When he needed it most, Chase Brexton Health Care gave Carl Butler hope. Now, he’s spreading that message of hope on the largest canvas of his life.
Carl, an artist, recently completed work on the “Mural of Hope,” a massive painting on the side of a building belonging to the Asbury United Methodist Church in downtown Frederick, Md.
The mural is the culmination of an artistic life which began when Carl left his home of Brunswick, Md. to attend the Maryland Institute College of Art in the early 1980s. Shortly thereafter, he took up residence in the Mt. Vernon neighborhood, and like many members of the LGBT community, sought the welcoming, affirming support we provide.

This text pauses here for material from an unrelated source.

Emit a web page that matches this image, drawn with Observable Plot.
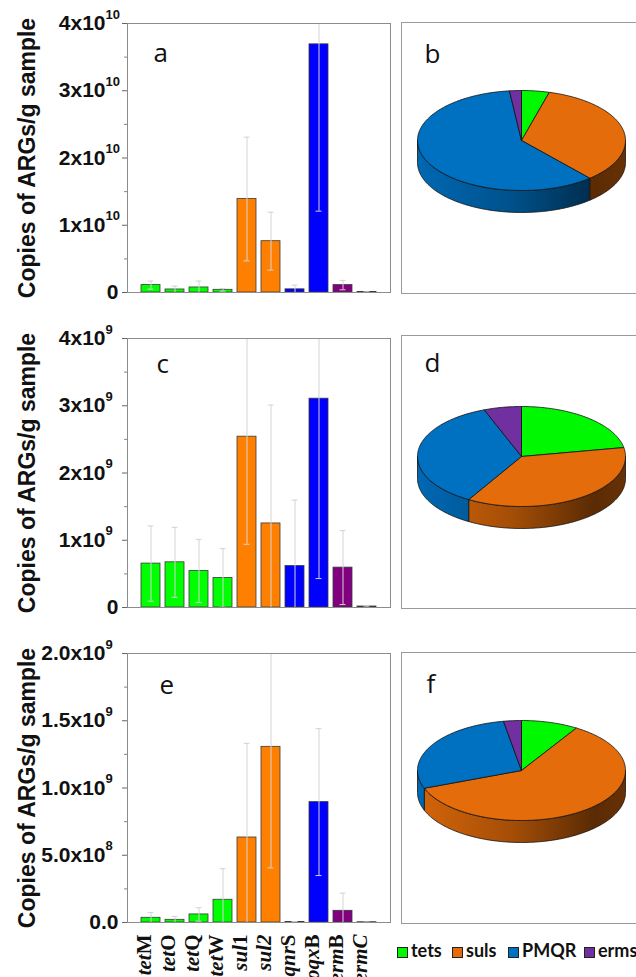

“I loved Chase Brexton—the people, and the kind of care you would receive, and the counseling,” he said. “I got the best care.”
At Chase Brexton, Carl experienced the individualized, personal care that our patients have received for nearly 40 years. Our patients aren’t just names on a file—they’re unique individuals who become part of our family.

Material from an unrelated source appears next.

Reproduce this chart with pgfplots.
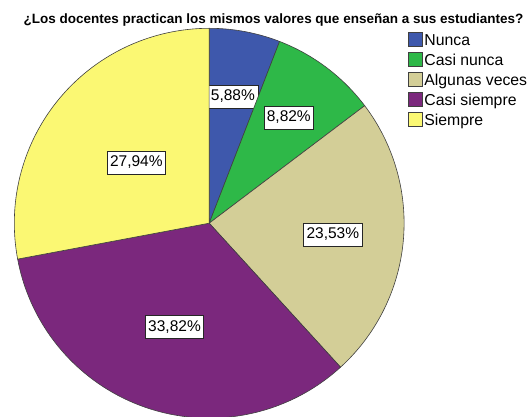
\documentclass[border=0pt]{standalone}
\usepackage{fontspec}
\setmainfont{Liberation Sans}
\usepackage{pgfplots}
\usepackage{pgfplotstable}
\pgfplotsset{compat=1.18}

\definecolor{pie0}{HTML}{3E58AC}
\definecolor{pie1}{HTML}{2EB848}
\definecolor{pie2}{HTML}{D3CE97}
\definecolor{pie3}{HTML}{7B287D}
\definecolor{pie4}{HTML}{FBF873}
\definecolor{pieline}{HTML}{404040}

% percentages, clockwise from 12 o'clock; dist = label distance (fraction of radius)
\pgfplotstableread[col sep=comma]{
cat,val,dist
Nunca,5.88,0.661
Casi nunca,8.82,0.678
Algunas veces,23.53,0.637
Casi siempre,33.82,0.561
Siempre,27.94,0.486
}\piedata

\begin{document}
\begin{tikzpicture}[
    lbl/.style={draw=black!85, fill=white, line width=0.6pt,
        font=\fontsize{15.5}{18}\selectfont, text height=11pt, text depth=2.5pt,
        inner xsep=3pt, inner ysep=4.5pt}]
\useasboundingbox (0,0) rectangle (532pt,417pt);
\node[anchor=base, font=\bfseries\fontsize{13.5}{16}\selectfont] at (273.5pt,393pt)
  {¿Los docentes practican los mismos valores que enseñan a sus estudiantes?};
\begin{axis}[
    at={(209.2pt,193.8pt)}, anchor=center,
    width=389.8pt, height=389.8pt, scale only axis,
    xmin=-1, xmax=1, ymin=-1, ymax=1,
    hide axis, clip=false, no markers,
    /pgf/number format/assume math mode=true,
    legend image code/.code={\draw[#1, draw=pieline, line width=0.6pt] (0pt,-6pt) rectangle (14.5pt,8pt);},
    legend style={at={(axis description cs:1.009,0.99)}, anchor=north west,
        draw=none, fill=none, inner sep=0pt,
        font=\fontsize{15.8}{18}\selectfont, row sep=4.3pt,
        nodes={inner xsep=1.5pt, inner ysep=1pt},
        cells={anchor=west}},
]
\pgfmathsetmacro\cum{0}
\pgfplotsforeachungrouped \i in {0,...,4}{
  \pgfplotstablegetelem{\i}{val}\of\piedata \let\v\pgfplotsretval
  \pgfplotstablegetelem{\i}{dist}\of\piedata \let\d\pgfplotsretval
  \pgfplotstablegetelem{\i}{cat}\of\piedata \let\c\pgfplotsretval
  \pgfmathsetmacro\a{90-3.6*\cum}
  \pgfmathsetmacro\b{90-3.6*(\cum+\v)}
  \pgfmathsetmacro\m{(\a+\b)/2}
  \pgfmathsetmacro\lx{\d*cos(\m)}
  \pgfmathsetmacro\ly{\d*sin(\m)}
  \edef\temp{\noexpand\addplot[fill=pie\i, draw=pieline, line width=0.6pt,
      domain=\b:\a, samples=100] ({cos(x)},{sin(x)}) -- (axis cs:0,0) -- cycle;
    \noexpand\addlegendentry{\c}
    \noexpand\node[lbl] at (axis cs:\lx,\ly)
      {\noexpand\pgfmathprintnumber[fixed,fixed zerofill,precision=2,use comma,assume math mode=true]{\v}\noexpand\%};}
  \temp
  \pgfmathsetmacro\cum{\cum+\v}
}
\end{axis}
\end{tikzpicture}
\end{document}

“All the doctors that I had there were wonderful,” Carl said. “Even the pharmacists, they got to know you, they’d ask how you’re doing, and what’s going on with you.”
Carl eventually moved back to western Maryland, and with his separation from Chase Brexton, finding a new provider who could meet his needs wasn’t easy.
“I was sad leaving Baltimore, because I had no Chase Brexton,” he said. “I wish there was one out here. I was kind of doing without for awhile.”
As he established a life back home, Carl eventually joined Asbury UMC. When the church sought to decorate the side of one of its buildings, Carl tackled the key piece—a 200 square foot mural painted onto the brick façade.
Carl admits he wasn’t always sure he would finish the project, but his faith, his desire to spread the message of hope, and the encouragement of those in the neighborhood spurred him on. At one point, he said he may have even seen a sign from above—three rainbows, on a day without clouds.
“Often I would pray, and I would ask, ‘Lord, paint through me,” Carl remembered. “So I’m hoping that a part of what I’m creating is perhaps what He wants folks to see.
One day in early December, Carl stood across the street from his completed mural and discussed the project, when a passerby approached. The man had noticed the painting days before, and came back to take photos of it.
As the passerby enthused about Carl’s work, a humble smile crossed the artist’s face. Afterward, he said the adoration gave him “chills”—and hope, similar to what he once found at Chase Brexton and displayed for all to see in his mural.
“This work is going to bring change,” he said. “I can feel it.”